WHAT IS NEEDED - Lines that hold the word "this" should be located and copied.

DATASET ENTRIES -
_ _ _ _ _ _ _
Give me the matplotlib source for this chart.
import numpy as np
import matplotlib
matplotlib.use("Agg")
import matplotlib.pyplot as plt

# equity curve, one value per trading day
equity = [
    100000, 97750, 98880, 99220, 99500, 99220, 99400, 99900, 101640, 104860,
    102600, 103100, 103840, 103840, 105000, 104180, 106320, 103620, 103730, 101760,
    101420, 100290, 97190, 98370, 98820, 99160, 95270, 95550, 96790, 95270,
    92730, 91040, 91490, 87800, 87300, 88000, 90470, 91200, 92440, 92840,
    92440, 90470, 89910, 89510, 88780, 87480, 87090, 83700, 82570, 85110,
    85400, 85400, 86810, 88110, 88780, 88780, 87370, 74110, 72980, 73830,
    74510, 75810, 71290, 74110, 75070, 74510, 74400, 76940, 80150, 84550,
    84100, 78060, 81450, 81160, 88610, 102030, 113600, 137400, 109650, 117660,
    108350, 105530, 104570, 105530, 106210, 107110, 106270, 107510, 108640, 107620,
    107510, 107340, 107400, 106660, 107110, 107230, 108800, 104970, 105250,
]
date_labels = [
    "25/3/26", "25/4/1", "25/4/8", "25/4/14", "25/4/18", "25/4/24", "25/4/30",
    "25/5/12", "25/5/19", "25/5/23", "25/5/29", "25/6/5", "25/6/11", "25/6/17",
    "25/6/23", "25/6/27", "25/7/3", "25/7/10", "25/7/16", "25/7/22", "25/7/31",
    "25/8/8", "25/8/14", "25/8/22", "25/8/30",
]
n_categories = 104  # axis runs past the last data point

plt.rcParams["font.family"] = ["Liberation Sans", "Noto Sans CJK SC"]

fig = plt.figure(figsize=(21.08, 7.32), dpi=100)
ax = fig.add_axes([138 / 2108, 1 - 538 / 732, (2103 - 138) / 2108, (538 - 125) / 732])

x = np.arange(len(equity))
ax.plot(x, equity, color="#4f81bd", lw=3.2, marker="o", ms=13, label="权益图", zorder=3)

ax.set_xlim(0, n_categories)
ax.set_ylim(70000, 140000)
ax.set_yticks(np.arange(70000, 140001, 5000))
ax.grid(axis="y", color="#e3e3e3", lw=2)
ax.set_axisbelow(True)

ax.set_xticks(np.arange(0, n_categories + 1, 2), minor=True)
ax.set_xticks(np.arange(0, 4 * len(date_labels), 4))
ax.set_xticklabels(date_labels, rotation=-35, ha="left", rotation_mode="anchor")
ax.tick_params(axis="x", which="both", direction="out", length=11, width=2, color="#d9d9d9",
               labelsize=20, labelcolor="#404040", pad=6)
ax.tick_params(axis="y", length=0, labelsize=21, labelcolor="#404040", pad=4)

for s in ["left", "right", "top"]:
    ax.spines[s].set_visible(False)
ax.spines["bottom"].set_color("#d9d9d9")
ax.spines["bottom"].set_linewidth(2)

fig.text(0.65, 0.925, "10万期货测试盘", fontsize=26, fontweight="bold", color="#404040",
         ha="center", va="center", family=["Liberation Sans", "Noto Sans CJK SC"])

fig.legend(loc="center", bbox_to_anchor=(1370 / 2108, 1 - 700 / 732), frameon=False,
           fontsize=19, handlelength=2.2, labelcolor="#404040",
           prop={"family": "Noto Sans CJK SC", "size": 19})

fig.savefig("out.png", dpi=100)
_ _ _ _ _ _ _
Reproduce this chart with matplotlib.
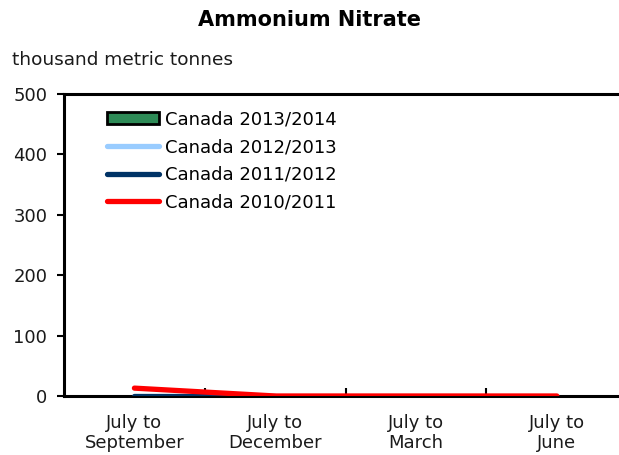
_ _ _ _ _ _ _
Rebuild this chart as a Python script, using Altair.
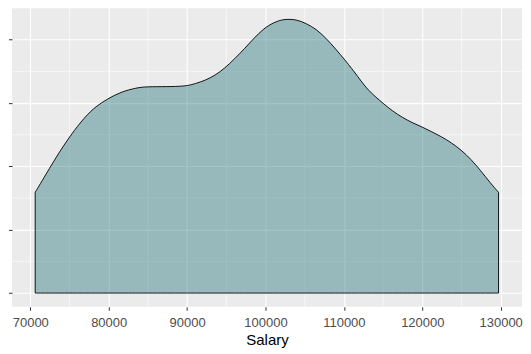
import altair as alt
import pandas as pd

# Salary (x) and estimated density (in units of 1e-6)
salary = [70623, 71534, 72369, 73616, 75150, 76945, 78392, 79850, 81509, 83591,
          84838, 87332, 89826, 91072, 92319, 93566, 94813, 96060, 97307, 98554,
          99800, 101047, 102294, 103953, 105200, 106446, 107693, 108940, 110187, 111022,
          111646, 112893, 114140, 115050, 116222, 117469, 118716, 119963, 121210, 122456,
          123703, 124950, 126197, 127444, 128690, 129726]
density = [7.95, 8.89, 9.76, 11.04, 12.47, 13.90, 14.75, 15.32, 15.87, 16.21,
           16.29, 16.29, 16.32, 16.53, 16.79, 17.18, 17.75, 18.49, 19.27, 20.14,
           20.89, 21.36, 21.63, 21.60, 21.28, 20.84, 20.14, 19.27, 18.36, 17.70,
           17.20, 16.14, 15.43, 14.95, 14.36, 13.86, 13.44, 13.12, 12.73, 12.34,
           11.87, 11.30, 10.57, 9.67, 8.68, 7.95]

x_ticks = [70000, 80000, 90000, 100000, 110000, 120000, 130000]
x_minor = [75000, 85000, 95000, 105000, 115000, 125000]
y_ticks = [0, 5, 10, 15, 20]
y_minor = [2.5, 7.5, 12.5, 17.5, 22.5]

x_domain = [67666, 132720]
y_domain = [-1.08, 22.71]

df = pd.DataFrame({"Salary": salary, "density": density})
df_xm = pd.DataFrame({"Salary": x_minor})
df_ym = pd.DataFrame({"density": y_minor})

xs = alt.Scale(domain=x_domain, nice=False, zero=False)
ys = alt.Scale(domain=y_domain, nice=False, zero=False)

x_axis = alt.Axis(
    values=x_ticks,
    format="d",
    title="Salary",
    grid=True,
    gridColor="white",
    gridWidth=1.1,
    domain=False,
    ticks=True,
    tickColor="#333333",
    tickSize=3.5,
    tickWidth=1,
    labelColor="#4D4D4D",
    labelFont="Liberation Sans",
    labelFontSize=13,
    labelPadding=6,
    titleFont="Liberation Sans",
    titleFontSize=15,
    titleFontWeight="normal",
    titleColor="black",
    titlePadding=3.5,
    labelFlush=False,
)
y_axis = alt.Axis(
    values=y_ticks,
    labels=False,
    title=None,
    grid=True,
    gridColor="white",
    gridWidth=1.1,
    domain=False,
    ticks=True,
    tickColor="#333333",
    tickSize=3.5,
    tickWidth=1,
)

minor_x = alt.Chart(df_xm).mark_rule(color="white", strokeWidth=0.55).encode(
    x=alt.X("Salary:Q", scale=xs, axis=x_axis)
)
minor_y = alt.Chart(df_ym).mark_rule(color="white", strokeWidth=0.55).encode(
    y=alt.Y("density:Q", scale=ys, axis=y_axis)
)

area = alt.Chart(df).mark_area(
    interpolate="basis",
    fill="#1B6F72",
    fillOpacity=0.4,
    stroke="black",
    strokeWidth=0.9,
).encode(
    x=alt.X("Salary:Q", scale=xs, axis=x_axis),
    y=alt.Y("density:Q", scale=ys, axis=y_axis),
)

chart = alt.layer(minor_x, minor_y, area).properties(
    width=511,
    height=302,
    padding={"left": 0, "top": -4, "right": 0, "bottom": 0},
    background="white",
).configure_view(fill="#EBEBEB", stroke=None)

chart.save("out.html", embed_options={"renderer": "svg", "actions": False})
_ _ _ _ _ _ _
CORRECT RESPONSE -
Give me the matplotlib source for this chart.
Reproduce this chart with matplotlib.
Rebuild this chart as a Python script, using Altair.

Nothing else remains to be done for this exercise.